The ProcesMerge subprogram is simpler - there is no overriding in the merge definition. On the other hand, the "down" multiplicity of the parent link is *, therefore the recursive call is within a loop.
Finally, the CompleteForeignKeys subprogram does a simple job - it runs through all foreign keys and for each builds a set of columns (one for each column of the relevant primary key), using the name prefix, temporarily stored in FKey by the BuildForeignKey subprogram. Then the temporary attribute is cleared.

Use of MOLA TEE for the example

When a transformation is defined in MOLA (using the MOLA TDE) it can be compiled to check its syntax. However, a proper transformation validation can be done only using source model test examples within the MOLA TEE. Only the GMF-based version can be used for the example, since its metamodel is not part of the standard UML. Some visual facilities for building source models and viewing the transformed target models must be defined in GMF.
Initially the MOLA metamodel (combined) must be ported into the GMF metamodeling facility. In the case of the simple metamodel for the example (Fig.1) this could be done without any complexities (namely to facilitate the porting some role names were already added to the metamodel).
At first the simplest way of instance visualization - via customized model trees will be demonstrated. This approach is similar to the generated from a (meta) model tree and editor set in Eclipse EMF, but is significantly more flexible. For example, we can chose to represent a Class instance as a node, which shows the name, persistence and possible parent (the latter ones with keyword style separators to distinguish, which of the values are present). Then we can specify that child nodes of this node correspond to Attribute instances of the class (i.e., accessible via attrs link), each node showing the name, type and "primarity". Additional node type can be defined for associations, containing name plus source and target class names. Primitive types also must be shown as nodes. In addition, customized object dialogs can be defined for the main metaclasses (here Class and Association, with attributes as elements inside the Class dialog). GMF has also default object dialogs (like property editors in EMF), but they can be not so convenient for use. Fig. 12 shows the example tree in GMF (according to the abovementioned definitions), which corresponds to the input example - Fig. 2 from the workshop CFP. Parent is empty everywhere since there is no inheritance in this example (there is no way to remove the separator if the value is empty).

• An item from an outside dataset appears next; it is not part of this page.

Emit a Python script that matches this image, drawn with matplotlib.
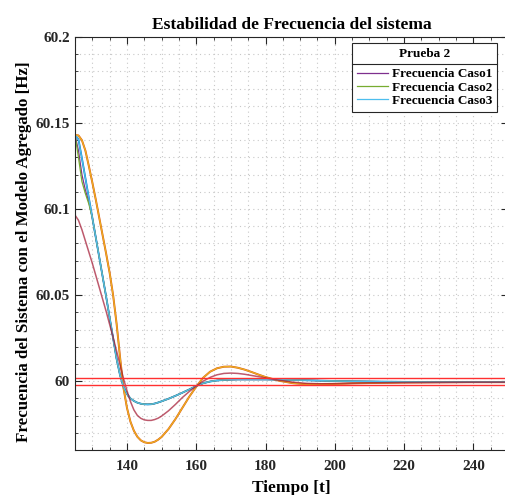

Similarly, tree nodes for the target model must be defined. Here the sole top level node should be Table, showing the name. It has two types of children - columns and foreign keys. Column nodes display name, type and whether part of PK. For both table and column nodes it can be shown from which source model elements they were generated (via the mapping associations), visually separated by ":<-" string - this is an element of explicit traceability. For foreign key nodes the referenced table may be shown, with included columns as children nodes.
Now it remains to export the instance data (source model) from GMF repository to MOLA runtime repository, start the selected transformation and import back the transformed model to the GMF repository. All these actions have been added as standard services to GMF. Fig. 13 shows what was obtained from the source model in Fig. 12.

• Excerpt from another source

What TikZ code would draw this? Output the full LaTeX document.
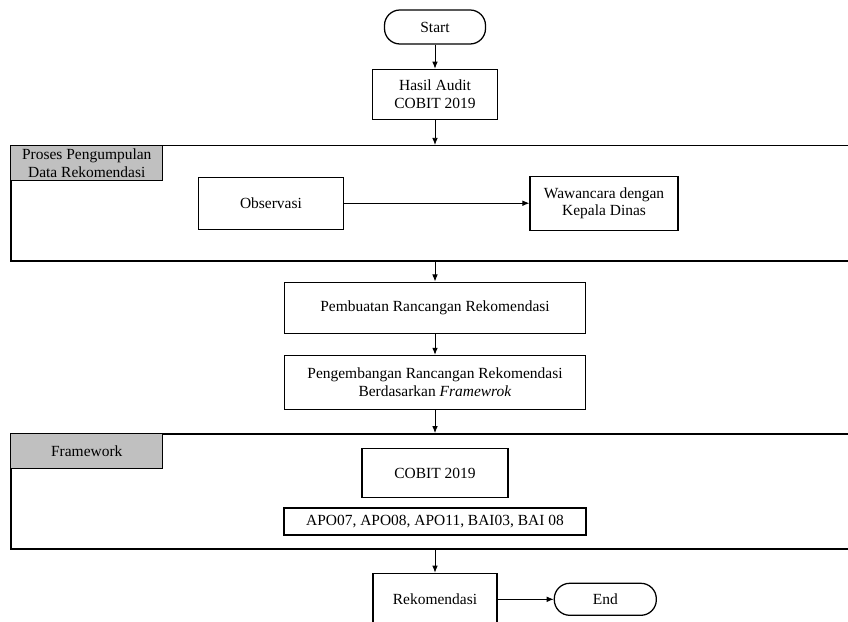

It can be easily verified, that the results do comply with the Fig. 4 in the CFP (columns which are not PK show the empty ",PK for " separator, columns which are not direct maps of source model attributes, show empty ":<-" string). Namely this way the sole transformation error was detected - the underscore symbol in names initially was placed wrongly.
Certainly, to validate the defined transformation to a certain degree, much more test examples would be needed, e.g., inheritance is not tested at all. Larger examples can be built via this visualization for sure, but we want to demonstrate briefly the other possibility in GMF - present models as custom diagrams. Both the source and target metamodels of the example satisfy "GMF diagramming" requirements, only a special metaclass (representing a "domain diagram") must be added to each. This requires also one "technical subprogram" to be added to the transformation end - the domain diagram instance must also be built automatically. All these "scaffolding activities" in no way affect the original models or transformation. Fig. 14 shows the source model represented as a slightly non-standard class diagram - according to the assumed metamodel. Additional metaattributes (is_persistent, is_primary) are displayed as tagged values. Definition of this diagram-style presentation is more complicated, it must be specified, e.g., that Class maps to an auxiliary metamodel element ClassSymbol, which in turn has a rectangular shape and contains three text compartments one of which (for attributes) is a list compartment. Thus a sort of model transformation (domain to presentation) actually is defined in GMF, more details can be found in this publication. The definition result is a "normal" graphical editor for this variation of class diagrams, with standard facilities to be found in diagramming tools. The example in Fig. 14 (built via this editor) is a slightly adapted advanced case study (Fig. 5 in CFP), which was not meant to be used for the strict transformation rules of the mandatory example (therefore the results will be slightly unexpected). The adaptation had to be done to satisfy the preconditions on class models. Nevertheless it is a good test for the transformation - many "use cases" can be observed on it.

Transformation results frequently also can be displayed as a diagram, in this case an "RDBdiagram" (somewhat similar to Fig. 6 in CFP ) is defined. Tables are presented as rectangles showing columns in a list compartment, separate compartments present members of PK and the reference for each of the FKs. The columns included in an FK are shown as a list attached to the line representing this FK (unfortunately, FKs have no names in this transformation). When the transformation is run on the example and the transformed instances imported back into GMF, the diagram itself is displayed automatically via the GMF auto-layout facility. Fig. 15 shows the result of transformation when applied to the model in Fig. 14. It can be noted that only persistent classes result into tables, but inheritance and drill-down generate a lot of new columns - according to the transformation specification. No transformation program errors were detected in this test, which can be considered as an exhaustive enough (though authors have not tried to apply any formal testing completeness criteria). The only conclusion is that in practice more sophisticated transformations from class models to RDB should be used.